To submit a hybrid MPI + threads (OpenMP or pthreads) in batch, you must:

  • Create a submission script. The following is an example registered in the intel_mixte.ll :
# Arbitrary name of the LoadLeveler job
# @ job_name = Intel_mixte
# Standard job output file
# @ output   = $(job_name).$(jobid)
# Error job output file
# @ error    = $(job_name).$(jobid)
# Type of job
# @ job_type = mpich
# Number of MPI processes requested
# @ total_tasks = 8
# Number of OpenMP/pthreads tasks per MPI process
# @ nb_threads  = 4
# @ resources = ConsumableCpus($(nb_threads))
# Permits passing total_tasks to mpirun via NB_TASKS
# as well as the number of threads/processes
# @ environment = OMP_NUM_THREADS=$(nb_threads); NB_TASKS=$(total_tasks)
# Job time hh:mm:ss (1h30mn here)
# @ wall_clock_limit = 1:30:00
# @ queue
# Recommendation : Compile and execute your codes under the same Intel environment.  
# If necessary, therefore, use the module command to load the appropriate environment.
# For example, if your code is compiled with Intel/2016.2, uncomment the following line:
#module load intel/2016.2
# To have the command echoes
set -x
# Temporary work directory
# The LOADL_STEP_INITDIR vaiable is automatically set by
# LoadLeveler at the directory where the llsubmit is typed
# The max.

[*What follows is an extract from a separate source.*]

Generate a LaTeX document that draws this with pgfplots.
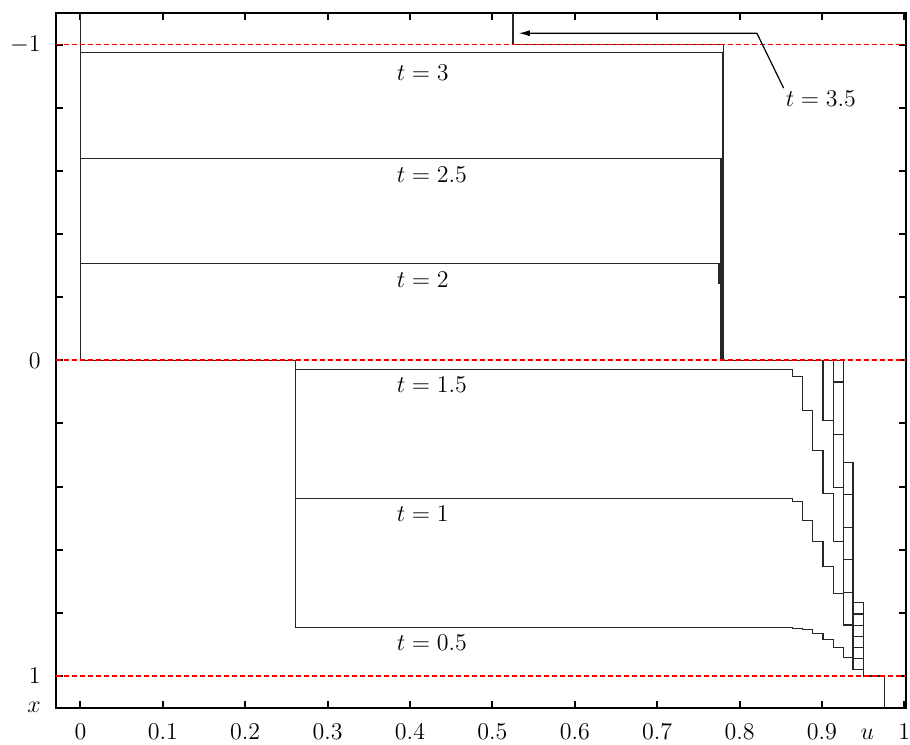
\documentclass[border=0pt]{standalone}
\usepackage{pgfplots}
\pgfplotsset{compat=1.18}
\usetikzlibrary{arrows.meta}
\begin{document}
\begin{tikzpicture}
\begin{axis}[
  scale only axis, width=425.2pt, height=347.3pt,
  xmin=-0.03, xmax=1.002, ymin=-1.1, ymax=1.1, y dir=reverse,
  xtick={0,0.1,0.2,0.3,0.4,0.5,0.6,0.7,0.8,0.9,1},
  xticklabels={$0$,$0.1$,$0.2$,$0.3$,$0.4$,$0.5$,$0.6$,$0.7$,$0.8$,$0.9$,$1$},
  ytick={-1,-0.8,-0.6,-0.4,-0.2,0,0.2,0.4,0.6,0.8,1},
  yticklabels={$-1$,,,,,$0$,,,,,$1$},
  tick align=inside, major tick length=3.5pt,
  tick style={black, line width=1pt},
  axis line style={line width=1pt},
  ticklabel style={font=\fontsize{12}{14}\selectfont},
  xticklabel style={yshift=-4.5pt},
  yticklabel style={xshift=-4pt},
  extra y ticks={1.1}, extra y tick labels={$x$},
  extra y tick style={major tick length=0pt},
  clip mode=individual,
  curve/.style={black!85, line width=0.55pt, solid, mark=none},
  refl/.style={red, line width=0.8pt, dash pattern=on 2.5pt off 1.5pt, mark=none},
]
% t = 3.5
\addplot[curve] coordinates {(0.525,-1.1) (0.525,-1.0) (0.780,-1.0) (0.780,0) (0.9256,0) (0.9256,0.3232) (0.9377,0.3232) (0.9377,0.7683) (0.9499,0.7683) (0.9499,1) (0.9757,1) (0.9757,1.1)};
% t = 3
\addplot[curve] coordinates {(0,-1.1) (0,-0.975) (0.779,-0.975) (0.779,0) (0.9135,0) (0.9135,0.0687) (0.9256,0.0687) (0.9256,0.4255) (0.9377,0.4255) (0.9377,0.8037) (0.9499,0.8037) (0.9499,1) (0.9757,1) (0.9757,1.1)};
% t = 2.5
\addplot[curve] coordinates {(0,-1.1) (0,-0.638) (0.7775,-0.638) (0.7775,0) (0.9135,0) (0.9135,0.2355) (0.9256,0.2355) (0.9256,0.5299) (0.9377,0.5299) (0.9377,0.8395) (0.9499,0.8395) (0.9499,1) (0.9757,1) (0.9757,1.1)};
% t = 2
\addplot[curve] coordinates {(0,-1.1) (0,-0.306) (0.775,-0.306) (0.775,-0.2425) (0.7767,-0.2425) (0.7767,0) (0.9013,0) (0.9013,0.1912) (0.9135,0.1912) (0.9135,0.4042) (0.9256,0.4042) (0.9256,0.6312) (0.9377,0.6312) (0.9377,0.874) (0.9499,0.874) (0.9499,1) (0.9757,1) (0.9757,1.1)};
% t = 1.5
\addplot[curve] coordinates {(0,-1.1) (0,0) (0.261,0) (0.261,0.0298) (0.864,0.0298) (0.864,0.051) (0.8766,0.051) (0.8766,0.1595) (0.8887,0.1595) (0.8887,0.2862) (0.9013,0.2862) (0.9013,0.4232) (0.9135,0.4232) (0.9135,0.5733) (0.9256,0.5733) (0.9256,0.7347) (0.9377,0.7347) (0.9377,0.9088) (0.9499,0.9088) (0.9499,1) (0.9757,1) (0.9757,1.1)};
% t = 1
\addplot[curve] coordinates {(0,-1.1) (0,0) (0.261,0) (0.261,0.4375) (0.864,0.4375) (0.864,0.4486) (0.8766,0.4486) (0.8766,0.5074) (0.8887,0.5074) (0.8887,0.5752) (0.9013,0.5752) (0.9013,0.6543) (0.9135,0.6543) (0.9135,0.7398) (0.9256,0.7398) (0.9256,0.8386) (0.9377,0.8386) (0.9377,0.9437) (0.9499,0.9437) (0.9499,1) (0.9757,1) (0.9757,1.1)};
% t = 0.5
\addplot[curve] coordinates {(0,-1.1) (0,0) (0.261,0) (0.261,0.8465) (0.864,0.8465) (0.864,0.8487) (0.8766,0.8487) (0.8766,0.8528) (0.8887,0.8528) (0.8887,0.8661) (0.9013,0.8661) (0.9013,0.8845) (0.9135,0.8845) (0.9135,0.9098) (0.9256,0.9098) (0.9256,0.9424) (0.9377,0.9424) (0.9377,0.9794) (0.9499,0.9794) (0.9499,1) (0.9757,1) (0.9757,1.1)};
% reference lines
\addplot[refl] coordinates {(-0.03,-1) (1.002,-1)};
\addplot[refl] coordinates {(-0.03,0) (1.002,0)};
\addplot[refl] coordinates {(-0.03,1) (1.002,1)};
% labels
\begin{scope}[every node/.style={anchor=base west, font=\fontsize{13}{15}\selectfont, inner sep=0pt}]
\node at (axis cs:0.3835,-0.8858) {$t = 3$};
\node at (axis cs:0.3835,-0.5644) {$t = 2.5$};
\node at (axis cs:0.3835,-0.232) {$t = 2$};
\node at (axis cs:0.3835,0.1035) {$t = 1.5$};
\node at (axis cs:0.3835,0.5103) {$t = 1$};
\node at (axis cs:0.3835,0.920) {$t = 0.5$};
\node at (axis cs:0.8556,-0.8037) {$t = 3.5$};
\end{scope}
\node[anchor=base, inner sep=0pt, font=\fontsize{12}{14}\selectfont, yshift=-16.15pt] at (axis cs:0.955,1.1) {$u$};
\draw[black, line width=0.6pt, -{Latex[length=5.5pt,width=3pt]}] (axis cs:0.8535,-0.862) -- (axis cs:0.821,-1.036) -- (axis cs:0.532,-1.036);
\end{axis}
\pgfresetboundingbox
\path[use as bounding box] ([shift={(-27.85pt,-18.65pt)}]current axis.south west) rectangle ([shift={(2pt,6.5pt)}]current axis.north east);
\end{tikzpicture}
\end{document}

STACK memory used (default 4MB) (here 16 MB) per
# the private variables of each thread.
export KMP_STACKSIZE=16m
# It is also possible to use OMP_STACKSIZE
# export OMP_STACKSIZE=16M
# Execution of a parallel hybrid program (MPI + threads).
mpirun -np $NB_TASKS ./a.out
  • Submit this script via the llsubmit command:
$ llsubmit  intel_mixte.ll

Comments :

  • We recommend that you compile and execute your codes under the same Intel environment: Use the same command module load intel/… at the execution and the compilation.
  • In this example, we suppose that the a.out executable is located in the submission directory which is the directory in which the llsubmit command is entered. (The LOADL_STEP_INITDIR variable is automatically set by LoadLeveler.)
  • The Intel_mixte.numero_job calculation output file will also be created in the submission directory: Editing or modifying it during the execution can block it.
  • For an Intel type execution, you must specify # @ job_type = mpich (instead of # @ job_type = parallel for IBM poe).
  • The number of MPI processes is indicated by the directive # @ total_tasks =… as for a hybrid IBM job.
  • The number of threads per MPI process is indicated by two directives: # @ nb_threads = … (do not use any other name than nb_threads) and # @ resources = ConsumableCpus($(nb_threads)) (instead of # @ parallel_threads =… for a hybrid IBM job). This trick, permitted by LoadLeveler, allows reusing this nb_threads variable in the other LoadLeveler directives and transmitting its value to the execution environment. In this way, the number of threads per MPI process is defined only one time and its value is automatically transferred into the script shell instructions which avoids reserving more resources than are really used.
  • ATTENTION: The number of MPI processes (total_tasks) and the number of threads per MPI process (nb_threads) to be indicated must be such as the total number of cores reserved (total_tasks * nb_threads), being equal or inferior to 2048.
  • The binary execution is carried out via the mpirun command with the parameter being the total number of MPI processes (mpirun -np $NB_TASKS ./a.out).
  • Note that the number of MPI processes per compute node is automatically indicated via the I_MPI_PERHOST environment variable.
  • Memory: The default value is 3.5 GB per reserved core (therefore, per thread). If you request more than 64 cores (total_tasks * nb_threads > 64), then you cannot go beyond the limit of 3.5 GB. If you reserve 64 or fewer cores, the maximum request is 7.0 GB per reserved core via the keyword as_limit. Note that you must specify a limit per MPI process corresponding to (nb_threads * 7.0 Go). For example, if each MPI process generates 4 threads : # @ as_limit = 28.0gb
  • The private OpenMP variables are stored in the zones called STACK associated with each thread. Each of them has a default limit of 4MB. To go beyond this limit, for example to go up to 16MB per thread, it is necessary to use the KMP_STACKSIZE=16m or OMP_STACKSIZE=16M environment variable. Note that when the value of KMP_STACKSIZE is set, OMP_STACKSIZE is automatically adjusted to the same value.
  • If your job contains relatively long sequential commands (pre- or post-processing, transfers or archiving of large files, …), the use of multi-step jobs may be justified.